**WHAT IS BEING ASKED**
Separate out the lines that hold "chart".

## START STORED DATA

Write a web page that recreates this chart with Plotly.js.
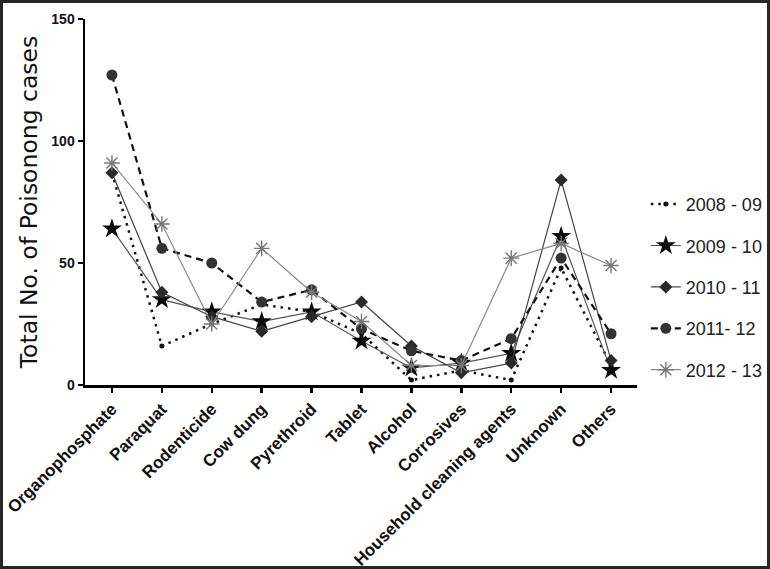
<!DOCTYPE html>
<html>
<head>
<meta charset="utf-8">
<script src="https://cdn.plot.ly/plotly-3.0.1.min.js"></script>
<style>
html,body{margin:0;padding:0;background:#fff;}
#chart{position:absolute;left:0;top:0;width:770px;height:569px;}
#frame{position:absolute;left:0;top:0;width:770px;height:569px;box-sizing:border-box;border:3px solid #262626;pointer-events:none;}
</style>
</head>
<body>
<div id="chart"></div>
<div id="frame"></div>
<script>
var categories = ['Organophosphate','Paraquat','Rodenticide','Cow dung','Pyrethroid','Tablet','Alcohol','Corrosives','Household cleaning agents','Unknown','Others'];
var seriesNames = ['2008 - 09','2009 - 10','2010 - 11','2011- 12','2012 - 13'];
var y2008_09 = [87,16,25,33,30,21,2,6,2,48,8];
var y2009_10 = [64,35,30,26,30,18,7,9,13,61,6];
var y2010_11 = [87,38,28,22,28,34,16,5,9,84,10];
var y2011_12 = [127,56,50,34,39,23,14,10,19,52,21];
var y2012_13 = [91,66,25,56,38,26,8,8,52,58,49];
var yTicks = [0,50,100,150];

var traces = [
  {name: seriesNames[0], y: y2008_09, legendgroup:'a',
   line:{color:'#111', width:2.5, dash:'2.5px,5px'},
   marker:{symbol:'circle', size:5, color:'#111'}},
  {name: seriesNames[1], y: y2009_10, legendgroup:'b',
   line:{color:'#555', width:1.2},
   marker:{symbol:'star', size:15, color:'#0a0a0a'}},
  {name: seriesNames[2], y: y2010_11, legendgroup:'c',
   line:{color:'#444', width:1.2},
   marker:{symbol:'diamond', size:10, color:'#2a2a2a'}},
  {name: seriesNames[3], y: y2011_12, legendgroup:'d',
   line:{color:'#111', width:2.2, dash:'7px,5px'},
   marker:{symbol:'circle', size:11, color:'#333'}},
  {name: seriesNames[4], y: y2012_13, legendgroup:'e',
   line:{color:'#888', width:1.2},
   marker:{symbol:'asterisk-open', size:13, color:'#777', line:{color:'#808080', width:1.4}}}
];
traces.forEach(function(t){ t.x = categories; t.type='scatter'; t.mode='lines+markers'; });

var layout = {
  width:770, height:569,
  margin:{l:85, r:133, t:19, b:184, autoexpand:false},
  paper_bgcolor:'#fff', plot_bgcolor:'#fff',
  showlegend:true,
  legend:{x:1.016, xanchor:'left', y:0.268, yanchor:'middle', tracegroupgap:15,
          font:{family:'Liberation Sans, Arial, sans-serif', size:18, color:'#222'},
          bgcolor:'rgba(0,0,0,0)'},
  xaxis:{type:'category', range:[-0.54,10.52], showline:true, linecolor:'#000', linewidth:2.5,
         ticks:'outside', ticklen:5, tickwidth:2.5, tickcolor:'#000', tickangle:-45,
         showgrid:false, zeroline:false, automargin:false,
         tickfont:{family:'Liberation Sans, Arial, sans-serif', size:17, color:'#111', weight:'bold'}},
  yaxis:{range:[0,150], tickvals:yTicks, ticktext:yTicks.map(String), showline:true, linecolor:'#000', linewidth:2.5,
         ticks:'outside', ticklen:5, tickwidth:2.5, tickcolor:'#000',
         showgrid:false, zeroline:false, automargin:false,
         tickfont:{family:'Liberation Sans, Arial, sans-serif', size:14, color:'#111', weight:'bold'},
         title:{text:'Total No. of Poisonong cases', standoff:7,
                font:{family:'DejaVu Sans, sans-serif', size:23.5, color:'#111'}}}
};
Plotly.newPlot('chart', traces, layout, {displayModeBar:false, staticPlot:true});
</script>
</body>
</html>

## END STORED DATA
## START STORED DATA

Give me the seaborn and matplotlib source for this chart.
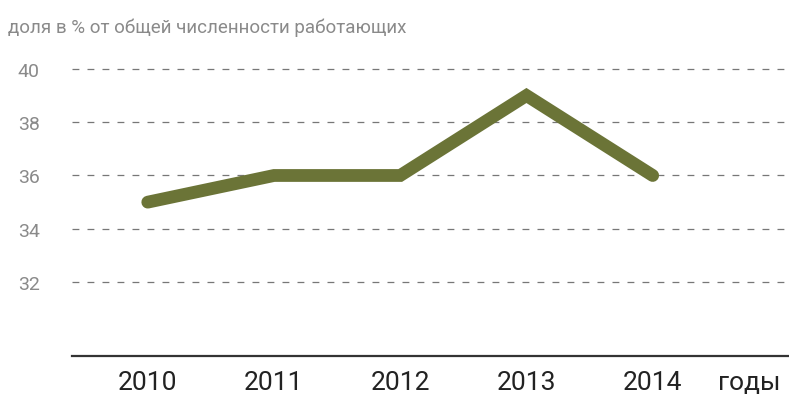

## END STORED DATA
## START STORED DATA

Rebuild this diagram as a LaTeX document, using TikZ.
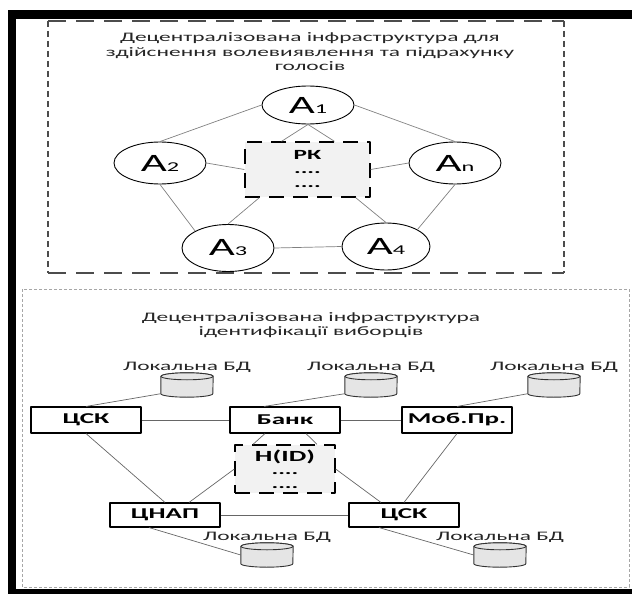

## END STORED DATA

**TASK ANSWER**
Write a web page that recreates this chart with Plotly.js.
#chart{position:absolute;left:0;top:0;width:770px;height:569px;}
<div id="chart"></div>
Plotly.newPlot('chart', traces, layout, {displayModeBar:false, staticPlot:true});
Give me the seaborn and matplotlib source for this chart.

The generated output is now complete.